If You Go: Interpretive signs, restrooms, and picnic tables make Fish Creek Falls a fine destination for lunch or a leisurely snack, so plan to stick around and enjoy the ambience—and make the $5 day-use fee (bring cash or a check) even more worth the spend.
A drive through scenic North Cheyenne Cañon Park in Colorado Springs is worth the travel from Denver alone, but it’s not complete without a stop at Helen Hunt Falls. This picture-perfect waterfall, named for a famed 19th-century writer and proponent of Native American rights, is visible from a hairpin turn on the road.

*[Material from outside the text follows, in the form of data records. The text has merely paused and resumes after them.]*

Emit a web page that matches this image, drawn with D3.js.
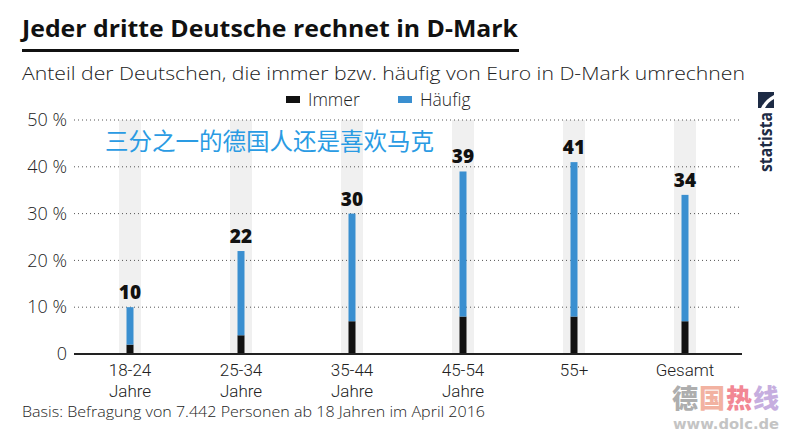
<!DOCTYPE html>
<html><head><meta charset="utf-8">
<script src="https://cdn.jsdelivr.net/npm/d3@7"></script>
<style>body{margin:0;background:#fff;}svg{display:block;font-family:"Open Sans",Lato,sans-serif;}</style>
</head><body>
<svg id="c" width="787" height="436"></svg>
<script>
const categories = [["18-24","Jahre"],["25-34","Jahre"],["35-44","Jahre"],["45-54","Jahre"],["55+"],["Gesamt"]];
const immer = [2, 4, 7, 8, 8, 7];
const total = [10, 22, 30, 39, 41, 34];
const yTicks = [0, 10, 20, 30, 40, 50];
const seriesNames = ["Immer", "Häufig"];
const colors = {Immer: "#111111", "Häufig": "#3a8fd0"};

const svg = d3.select("#c");
const x = d3.scalePoint().domain(d3.range(categories.length)).range([130, 685]);
const y = d3.scaleLinear().domain([0, 50]).range([354, 120]);

// title
svg.append("text").attr("x", 22).attr("y", 37).attr("font-size", 24).attr("font-weight", 700).attr("fill", "#111")
  .attr("textLength", 496).attr("lengthAdjust", "spacingAndGlyphs").text("Jeder dritte Deutsche rechnet in D-Mark");
svg.append("rect").attr("x", 22).attr("y", 49).attr("width", 497).attr("height", 3).attr("fill", "#111");
svg.append("text").attr("x", 22).attr("y", 80).attr("font-size", 19).attr("font-weight", 300).attr("fill", "#222")
  .attr("textLength", 723).attr("lengthAdjust", "spacingAndGlyphs").text("Anteil der Deutschen, die immer bzw. häufig von Euro in D-Mark umrechnen");

// legend
const leg = [{n: "Immer", x: 286}, {n: "Häufig", x: 398}];
leg.forEach(l => {
  svg.append("rect").attr("x", l.x).attr("y", 96).attr("width", 14).attr("height", 7).attr("fill", colors[l.n]);
  svg.append("text").attr("x", l.x + 22).attr("y", 106).attr("font-size", 17.5).attr("font-weight", 300).attr("fill", "#222").text(l.n);
});

// background bands
svg.selectAll(".band").data(categories).enter().append("rect")
  .attr("x", (d, i) => x(i) - 11).attr("width", 22)
  .attr("y", y(50)).attr("height", y(0) - y(50)).attr("fill", "#f0f0f0");

// grid
const grid = svg.append("g");
yTicks.filter(t => t > 0).forEach(t => {
  grid.append("line").attr("x1", 74).attr("x2", 742).attr("y1", y(t)).attr("y2", y(t))
    .attr("stroke", "#555").attr("stroke-width", 1).attr("stroke-dasharray", "1,3");
});
// y labels
const yAxis = d3.axisLeft(y).tickValues(yTicks).tickSize(0).tickPadding(0).tickFormat(d => d === 0 ? "0" : d + " %");
const ya = svg.append("g").attr("transform", "translate(67,0)").call(yAxis);
ya.select(".domain").remove();
ya.selectAll("text").attr("font-size", 18).attr("font-weight", 300).attr("fill", "#222").attr("font-family", "'Open Sans',sans-serif");

// bars
const bw = 7;
svg.selectAll(".imm").data(immer).enter().append("rect")
  .attr("x", (d, i) => x(i) - bw / 2).attr("width", bw)
  .attr("y", d => y(d)).attr("height", d => y(0) - y(d)).attr("fill", colors.Immer);
svg.selectAll(".hf").data(total).enter().append("rect")
  .attr("x", (d, i) => x(i) - bw / 2).attr("width", bw)
  .attr("y", d => y(d)).attr("height", (d, i) => y(immer[i]) - y(d)).attr("fill", colors["Häufig"]);
svg.selectAll(".lbl").data(total).enter().append("text")
  .attr("x", (d, i) => x(i)).attr("y", d => y(d) - 8).attr("text-anchor", "middle")
  .attr("font-size", 19).attr("font-weight", 800).attr("fill", "#111").text(d => d);

// x axis
svg.append("line").attr("x1", 74).attr("x2", 742).attr("y1", y(0)).attr("y2", y(0)).attr("stroke", "#222").attr("stroke-width", 2);
categories.forEach((c, i) => {
  c.forEach((line, j) => {
    svg.append("text").attr("x", x(i)).attr("y", 376 + j * 20.5).attr("text-anchor", "middle")
      .attr("font-family", "Roboto, sans-serif")
      .attr("font-size", 17).attr("font-weight", 300).attr("fill", "#222").text(line);
  });
});

// source
svg.append("text").attr("x", 22).attr("y", 417).attr("font-size", 14.5).attr("font-weight", 300).attr("fill", "#222")
  .attr("textLength", 463).attr("lengthAdjust", "spacingAndGlyphs").text("Basis: Befragung von 7.442 Personen ab 18 Jahren im April 2016");

// chinese overlay
svg.append("text").attr("x", 105).attr("y", 150).attr("font-size", 23.5).attr("font-family", "Noto Sans CJK SC").attr("fill", "#2a9be3").text("三分之一的德国人还是喜欢马克");

// statista logo
const lg = svg.append("g").attr("transform", "translate(758,92)");
lg.append("rect").attr("x", 0).attr("y", 0).attr("width", 16).attr("height", 16).attr("fill", "#1d2b45");
lg.append("path").attr("d", "M3,16 C6,10 10,6 16,3 L16,7 C12,9 9,12 7,16 Z").attr("fill", "#fff");
lg.append("text").attr("transform", "translate(14,20) rotate(-90)").attr("text-anchor", "end").attr("font-size", 17).attr("font-weight", 700).attr("fill", "#1d2b45")
  .attr("textLength", 60).attr("lengthAdjust", "spacingAndGlyphs").text("statista");

// watermark
const wm = [["德", "#9a9a9a"], ["国", "#f0a08a"], ["热", "#f06a7a"], ["线", "#b89ad8"]];
wm.forEach((w, i) => {
  svg.append("text").attr("x", 672 + i * 27).attr("y", 408).attr("font-size", 26).attr("font-weight", 900)
    .attr("font-family", "Noto Sans CJK SC").attr("fill", w[1]).attr("opacity", 0.8).text(w[0]);
});
svg.append("text").attr("x", 673).attr("y", 429).attr("font-size", 14).attr("font-weight", 700).attr("fill", "#c4c4c4").attr("font-family", "DejaVu Sans")
  .attr("textLength", 106).attr("lengthAdjust", "spacingAndGlyphs").text("www.dolc.de");
</script>
</body></html>
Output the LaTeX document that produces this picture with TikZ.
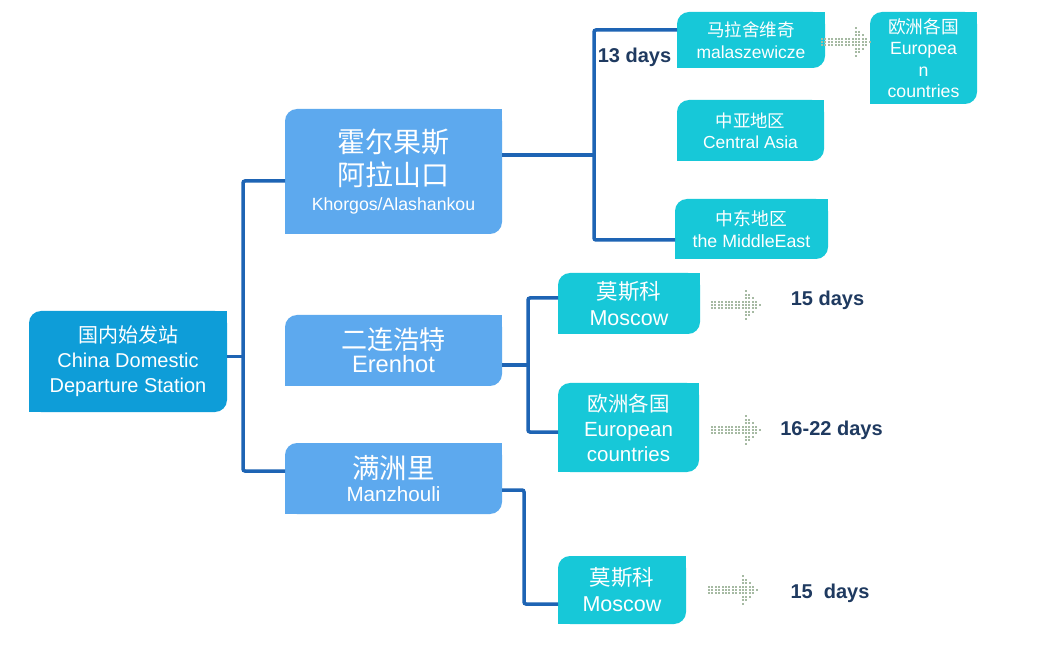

Park at the Helen Hunt Falls Visitor Center for information about the area’s history and geology, then follow a short wheelchair- and stroller-friendly paved trail to a viewing platform below the horsetail falls, perched at 7,190 feet above sea level.
If You Go: North Cheyenne Canyon Road is open year-round, weather and conditions permitting, and admission is free.
One of Colorado’s most dramatic waterfalls is also completely free and fairly easy to visit. Along the Silver Thread Scenic Byway in southwestern Colorado, between Creede and Lake City, North Clear Creek Falls thunders over a basalt cliff and into a cul-de-sac canyon. The overlook, reached by a short, paved trail from the parking lot, provides marvelous views of the roaring falls, though lowland hikers may feel the 10,058 feet in elevation.
If You Go: The observation area for North Clear Creek Falls, less than a tenth of a mile from the parking lot, is ADA-accessible. The site features restrooms, picnic tables, safety railings, interpretive signs, and a paved trail to a high overlook. The county road that leads to the parking lot may be snowpacked and closed to vehicles from December through April.
Waterfall and Alpine Lake Safety Tips
- The above trails are wheelchair- and stroller-friendly under dry conditions. Rain, snow, and mud can affect the terrain, so check the weather ahead of your visit.
- Bring appropriate clothing, including sun protection such as a hat, sunglasses, and sunscreen, and use it, especially in high-altitude areas that are exposed to the sun’s potent rays.
- Carry enough water and snacks for the day.
- If you feel dizzy or queasy, the cause could be altitude sickness, dehydration, heatstroke, or something more serious. Don’t wait to become incapacitated. Return to the trailhead and seek medical attention.